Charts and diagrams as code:
--- --- ---
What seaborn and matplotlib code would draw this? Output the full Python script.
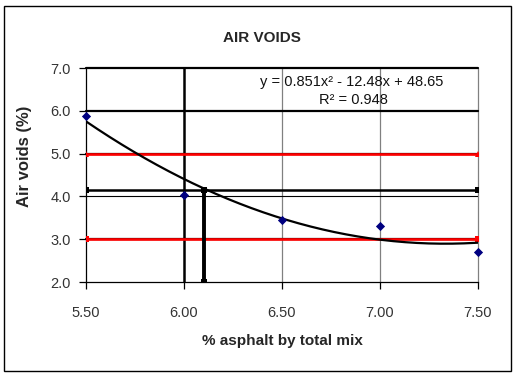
import numpy as np
import pandas as pd
import matplotlib
matplotlib.use("Agg")
import matplotlib.pyplot as plt
import seaborn as sns
from matplotlib.patches import Rectangle

# Measured air voids at each asphalt content
asphalt = [5.5, 6.0, 6.5, 7.0, 7.5]
air_voids = [5.87, 4.04, 3.44, 3.32, 2.70]

# Second-order trend line coefficients (a, b, c) and fit quality
trend_coef = [0.851, -12.48, 48.65]
r_squared = 0.948

# Specification limits and design point
upper_limit = 5.0
lower_limit = 3.0
target_voids = 4.15
optimum_ac = 6.1

x_ticks = [5.5, 6.0, 6.5, 7.0, 7.5]
x_tick_labels = ["5.50", "6.00", "6.50", "7.00", "7.50"]
y_ticks = [2.0, 3.0, 4.0, 5.0, 6.0, 7.0]
y_tick_labels = ["2.0", "3.0", "4.0", "5.0", "6.0", "7.0"]

sns.set_theme(style="white")
plt.rcParams["font.family"] = ["Liberation Sans", "DejaVu Sans"]

fig = plt.figure(figsize=(5.13, 3.74), dpi=100)
ax = fig.add_axes([86 / 513, 1 - 282 / 374, (478 - 86) / 513, (282 - 68) / 374])

xmin, xmax = x_ticks[0], x_ticks[-1]

# Grid: thin grey verticals, heavy black horizontals
for xv in x_ticks[2:]:
    ax.axvline(xv, color="#808080", lw=0.9, zorder=1, clip_on=False)
ax.axvline(6.0, color="black", lw=1.8, zorder=1)
for yv in [3.0, 5.0, 6.0, 7.0]:
    ax.axhline(yv, color="black", lw=1.6, zorder=1, clip_on=False)
ax.axhline(4.0, color="black", lw=0.8, zorder=1)

# Specification limits
lim_df = pd.DataFrame({"x": [xmin, xmax], "upper": [upper_limit] * 2,
                       "lower": [lower_limit] * 2, "target": [target_voids] * 2})
sns.lineplot(data=lim_df, x="x", y="upper", color="red", lw=1.9, marker="^",
             markersize=5, markeredgewidth=0, ax=ax, zorder=3)
sns.lineplot(data=lim_df, x="x", y="lower", color="red", lw=1.9, marker="s",
             markersize=5, markeredgewidth=0, ax=ax, zorder=3)
sns.lineplot(data=lim_df, x="x", y="target", color="black", lw=1.8, marker="s",
             markersize=4, markeredgewidth=0, ax=ax, zorder=3)

# Design asphalt content drop line
drop_df = pd.DataFrame({"x": [optimum_ac, optimum_ac], "y": [y_ticks[0], target_voids]})
sns.lineplot(data=drop_df, x="x", y="y", color="black", lw=2.8, marker="s",
             markersize=4, markeredgewidth=0, sort=False, estimator=None,
             ax=ax, zorder=4)

# Polynomial trend line
xs = np.linspace(xmin, xmax, 200)
trend_df = pd.DataFrame({"x": xs, "y": np.polyval(trend_coef, xs)})
sns.lineplot(data=trend_df, x="x", y="y", color="black", lw=1.6, ax=ax, zorder=5)

# Measured points
pts = pd.DataFrame({"x": asphalt, "y": air_voids})
sns.scatterplot(data=pts, x="x", y="y", marker="D", s=22, color="#000080",
                edgecolor="#000080", linewidth=0, ax=ax, zorder=6, clip_on=False)

ax.set_xlim(xmin, xmax)
ax.set_ylim(y_ticks[0], y_ticks[-1])
ax.set_xticks(x_ticks, x_tick_labels)
ax.set_yticks(y_ticks, y_tick_labels)
ax.tick_params(axis="both", which="major", direction="out", length=5, width=0.9,
               color="black", labelsize=10.5, labelcolor="#333333",
               bottom=True, left=True)
ax.tick_params(axis="x", pad=12)
ax.tick_params(axis="y", pad=6)
for side in ["top", "right"]:
    ax.spines[side].set_visible(False)
ax.spines["left"].set_color("black")
ax.spines["left"].set_linewidth(0.9)
ax.spines["bottom"].set_color("black")
ax.spines["bottom"].set_linewidth(0.9)

ax.set_xlabel("% asphalt by total mix", fontsize=11, fontweight="bold", labelpad=10)
ax.set_ylabel("")
fig.text(25 / 513, 1 - 156 / 374, "Air voids (%)", rotation=90, fontsize=12,
         fontweight="bold", ha="center", va="center")

fig.text(262 / 513, 1 - 38 / 374, "AIR VOIDS", fontsize=11, fontweight="bold",
         ha="center", va="center")

a, b, c = trend_coef
eq = f"y = {a:.3f}x\u00b2 - {abs(b):.2f}x + {c:.2f}"
fig.text(352 / 513, 1 - 82 / 374, eq, fontsize=10.5, ha="center", va="center",
         color="#111111")
fig.text(353 / 513, 1 - 100 / 374, f"R\u00b2 = {r_squared:.3f}", fontsize=10.5,
         ha="center", va="center", color="#111111")

# Chart-area border
fig.patches.append(Rectangle((4 / 513, 3 / 374), 507 / 513, 365 / 374,
                             transform=fig.transFigure, fill=False,
                             edgecolor="black", lw=1.0))

fig.savefig("out.png", dpi=100)
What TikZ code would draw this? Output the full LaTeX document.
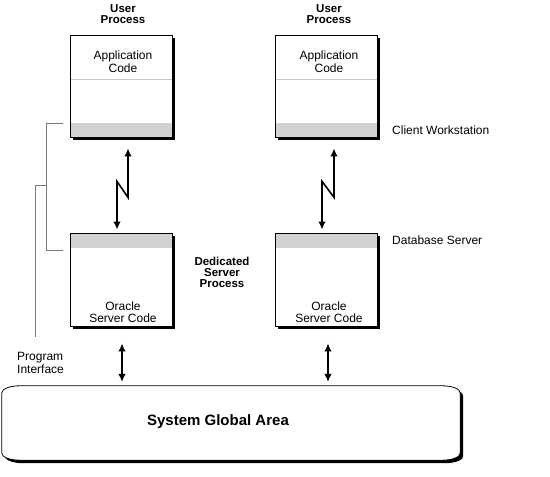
\documentclass[tikz,border=0pt]{standalone}
\usepackage{fontspec}
\setmainfont{Liberation Sans}
\usetikzlibrary{arrows.meta}
\definecolor{BandGray}{HTML}{D2D2D2}
\definecolor{RuleGray}{HTML}{C8C8C8}
\definecolor{BraceGray}{HTML}{7A7A7A}

\begin{document}
\begin{tikzpicture}[x=1pt,y=1pt,
   shade3/.style={preaction={draw=none, fill=black, transform canvas={shift={(3pt,-3pt)}}}},
   procbox/.style={draw, line width=0.8pt, fill=white, minimum width=102pt, shade3},
   clientbox/.style={procbox, minimum height=102pt,
     path picture={\fill[BandGray] (path picture bounding box.south west) rectangle ([yshift=14pt]path picture bounding box.south east);
       \draw[RuleGray, line width=0.6pt] ([yshift=-44pt]path picture bounding box.north west) -- ([yshift=-44pt]path picture bounding box.north east);}},
   serverbox/.style={procbox, minimum height=93pt,
     path picture={\fill[BandGray] (path picture bounding box.north west) rectangle ([yshift=-15pt]path picture bounding box.north east);}},
   link/.style={line width=1.6pt, {Latex[length=8pt,width=7.5pt]}-{Latex[length=8pt,width=7.5pt]}},
   brace/.style={BraceGray, line width=0.7pt},
   txt/.style={font=\fontsize{12}{12.5}\selectfont, align=center, inner sep=0pt},
   bold/.style={txt, font=\fontsize{11.5}{11}\selectfont\bfseries}]
   \useasboundingbox (0,0) rectangle (550,477);

   % process boxes
   \node[clientbox] (app1) at (121,391) {};
   \node[clientbox] (app2) at (326,391) {};
   \node[serverbox] (srv1) at (121,197.5) {};
   \node[serverbox] (srv2) at (326,197.5) {};

   \node[bold] (user1) at ([xshift=2pt,yshift=20pt]app1.north) {User\\Process};
   \node[bold] (user2) at ([xshift=3pt,yshift=20pt]app2.north) {User\\Process};
   \node[txt] (code1) at ([xshift=2pt,yshift=-27pt]app1.north) {Application\\Code};
   \node[txt] (code2) at ([xshift=3pt,yshift=-27pt]app2.north) {Application\\Code};
   \node[txt] (ora1) at ([xshift=2pt,yshift=14pt]srv1.south) {Oracle\\Server Code};
   \node[txt] (ora2) at ([xshift=3pt,yshift=14pt]srv2.south) {Oracle\\Server Code};

   % network links
   \draw[link] ([shift={(7pt,-11pt)}]app1.south) -- ++(0,-49) -- ++(-11,16) -- ([shift={(-4pt,3pt)}]srv1.north);
   \draw[link] ([shift={(8pt,-11pt)}]app2.south) -- ++(0,-49) -- ++(-12,16) -- ([shift={(-4pt,3pt)}]srv2.north);

   % system global area
   \node[minimum width=458pt, minimum height=74pt, inner sep=0pt] (sga) at (231,54) {};
   \draw[line width=0.8pt, fill=white, shade3]
      ([yshift=-7pt]sga.north west) arc[start angle=180, end angle=90, x radius=18pt, y radius=7pt]
      -- ([xshift=-18pt]sga.north east) arc[start angle=90, end angle=0, x radius=18pt, y radius=7pt]
      -- ([yshift=7pt]sga.south east) arc[start angle=0, end angle=-90, x radius=18pt, y radius=7pt]
      -- ([xshift=18pt]sga.south west) arc[start angle=270, end angle=180, x radius=18pt, y radius=7pt]
      -- cycle;
   \node[font=\fontsize{15}{16}\selectfont\bfseries] (sgalabel) at (218,55) {System Global Area};

   \coordinate (sgatop) at (0,95);
   \draw[link] ([shift={(1pt,-17pt)}]srv1.south) -- ([xshift=1pt]srv1.south |- sgatop);
   \draw[link] ([shift={(2pt,-17pt)}]srv2.south) -- ([xshift=2pt]srv2.south |- sgatop);

   % program interface bracket
   \draw[brace] ([shift={(-7pt,14pt)}]app1.south west) -- ++(-16,0) |- ([shift={(-7pt,-18pt)}]srv1.north west);
   \coordinate (bracemid) at (47,292);
   \draw[brace] (bracemid) -- ++(-12,0) -- ++(0,-152);

   % labels
   \node[bold] (dedic) at (222,205) {Dedicated\\Server\\Process};
   \node[txt, anchor=west, align=left] (piface) at (17,114) {Program\\Interface};
   \node[txt, anchor=west] (client) at (392,347) {Client Workstation};
   \node[txt, anchor=west] (dbserver) at (392,237) {Database Server};
\end{tikzpicture}
\end{document}
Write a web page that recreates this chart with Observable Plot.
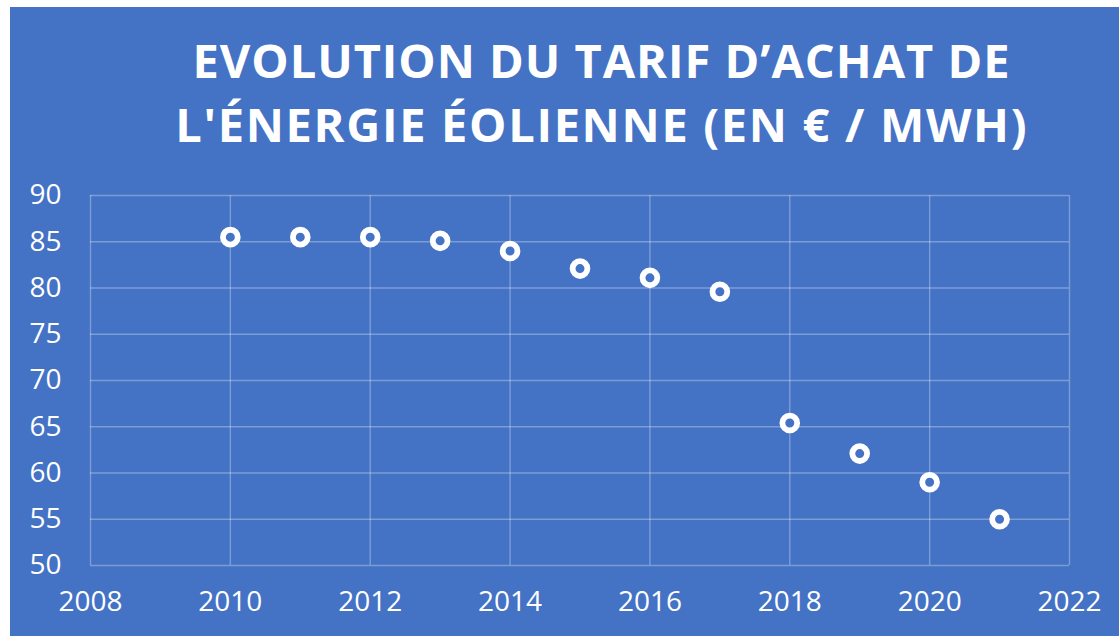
--- --- ---
Keep to the lines above from the line with "What TikZ code" to the line with "(ora2) at ([xshift=3pt,yshift=14pt]srv2.south)", and set down exactly those, inclusive, with nothing else and every picture left out.

What TikZ code would draw this? Output the full LaTeX document.
\documentclass[tikz,border=0pt]{standalone}
\usepackage{fontspec}
\setmainfont{Liberation Sans}
\usetikzlibrary{arrows.meta}
\definecolor{BandGray}{HTML}{D2D2D2}
\definecolor{RuleGray}{HTML}{C8C8C8}
\definecolor{BraceGray}{HTML}{7A7A7A}

\begin{document}
\begin{tikzpicture}[x=1pt,y=1pt,
   shade3/.style={preaction={draw=none, fill=black, transform canvas={shift={(3pt,-3pt)}}}},
   procbox/.style={draw, line width=0.8pt, fill=white, minimum width=102pt, shade3},
   clientbox/.style={procbox, minimum height=102pt,
     path picture={\fill[BandGray] (path picture bounding box.south west) rectangle ([yshift=14pt]path picture bounding box.south east);
       \draw[RuleGray, line width=0.6pt] ([yshift=-44pt]path picture bounding box.north west) -- ([yshift=-44pt]path picture bounding box.north east);}},
   serverbox/.style={procbox, minimum height=93pt,
     path picture={\fill[BandGray] (path picture bounding box.north west) rectangle ([yshift=-15pt]path picture bounding box.north east);}},
   link/.style={line width=1.6pt, {Latex[length=8pt,width=7.5pt]}-{Latex[length=8pt,width=7.5pt]}},
   brace/.style={BraceGray, line width=0.7pt},
   txt/.style={font=\fontsize{12}{12.5}\selectfont, align=center, inner sep=0pt},
   bold/.style={txt, font=\fontsize{11.5}{11}\selectfont\bfseries}]
   \useasboundingbox (0,0) rectangle (550,477);

   % process boxes
   \node[clientbox] (app1) at (121,391) {};
   \node[clientbox] (app2) at (326,391) {};
   \node[serverbox] (srv1) at (121,197.5) {};
   \node[serverbox] (srv2) at (326,197.5) {};

   \node[bold] (user1) at ([xshift=2pt,yshift=20pt]app1.north) {User\\Process};
   \node[bold] (user2) at ([xshift=3pt,yshift=20pt]app2.north) {User\\Process};
   \node[txt] (code1) at ([xshift=2pt,yshift=-27pt]app1.north) {Application\\Code};
   \node[txt] (code2) at ([xshift=3pt,yshift=-27pt]app2.north) {Application\\Code};
   \node[txt] (ora1) at ([xshift=2pt,yshift=14pt]srv1.south) {Oracle\\Server Code};
   \node[txt] (ora2) at ([xshift=3pt,yshift=14pt]srv2.south) {Oracle\\Server Code};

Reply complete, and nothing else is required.